King exibe o Prêmio Nobel da PazKing tinha uma abordagem um pouco mais performática em relação ao ativismo, se posicionando como a principal face em passeatas, além de ser conhecido por sua habilidade como orador, atributos muito ligados à sua formação como teólogo e atuação como pastor. O maior destaque popular em sua biografia é um discurso proferido em Washington, D.C. em 1963, conhecido pela frase “I have a dream” ("Eu tenho um sonho”). O cerne de sua luta se baseava na não violência, filosofia celebrizada por Mahatma Gandhi, líder da independência da Índia. A partir da ação de Rosa Parks, moradora de Montgomery (Alabama) presa por se recusar a ceder o lugar em um ônibus a um homem branco, King liderou ações de boicote ao serviço de transporte público na cidade, em 1955. Essa mobilização acabou servindo de base para que a Suprema Corte Federal votasse a favor do fim da segregação racial dentro de ônibus públicos.
King foi membro do comitê executivo da National Association for the Advancement of Colored People (Associação Nacional para o Avanço das Pessoas Não-Brancas) e presidente da Southern Christian Leadership Conference (Conferência de Lideranças Cristãs do Sul), criada para desenvolver novos líderes para o movimento de direitos civis. Também viajou pelos EUA, percorrendo milhares de quilômetros para discursar e apoiar as causas sociais locais e nacionais. Uma das mais importantes foi a campanha de registro de eleitores negros no Alabama.
Essa proeminência acabou rendendo reconhecimentos expressivos, como cinco títulos de doutor honoris causa e um Prêmio Nobel da Paz. Assim como o brasileiro Abdias, suas ações o colocaram na mira da justiça e da polícia que o prendeu em 20 ocasiões com as mais diversas alegações. King foi assassinado aos 39 anos na cidade de Memphis, no estado do Tennessee, onde ia participar de uma greve a favor dos trabalhadores do setor de limpeza pública.
De formas diferentes, estes dois líderes causaram um grande impacto na vida da população negra de seus países. Abdias dizia lutar por uma “segunda e verdadeira abolição”, assim como King. Janeiro é um mês de celebração em ambos países, que nos lembra que a verdadeira mudança só vem se colocarmos a mão na massa.
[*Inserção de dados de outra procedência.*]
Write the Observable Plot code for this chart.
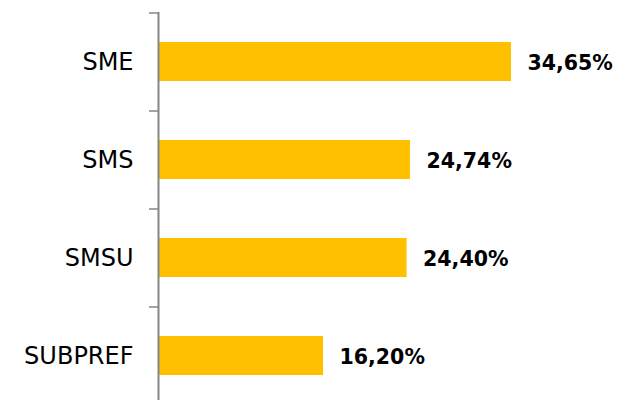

*Nos EUA, cada estado tem suas próprias leis, então alguns feriados, mesmo que federais, são celebrados em alguns lugares e não em outros. A diferença: se você for funcionário do governo federal ou trabalhar numa empresa que segue o calendário federal de feriados, você pode ter o dia de folga em feriados federais, mesmo que o feriado não seja comemorado no estado onde você vive. O contrário também vale: pode ser que seja feriado no estado que você mora, mas se a sua empresa reconhece apenas o calendário federal, você não ganha o dia de folga.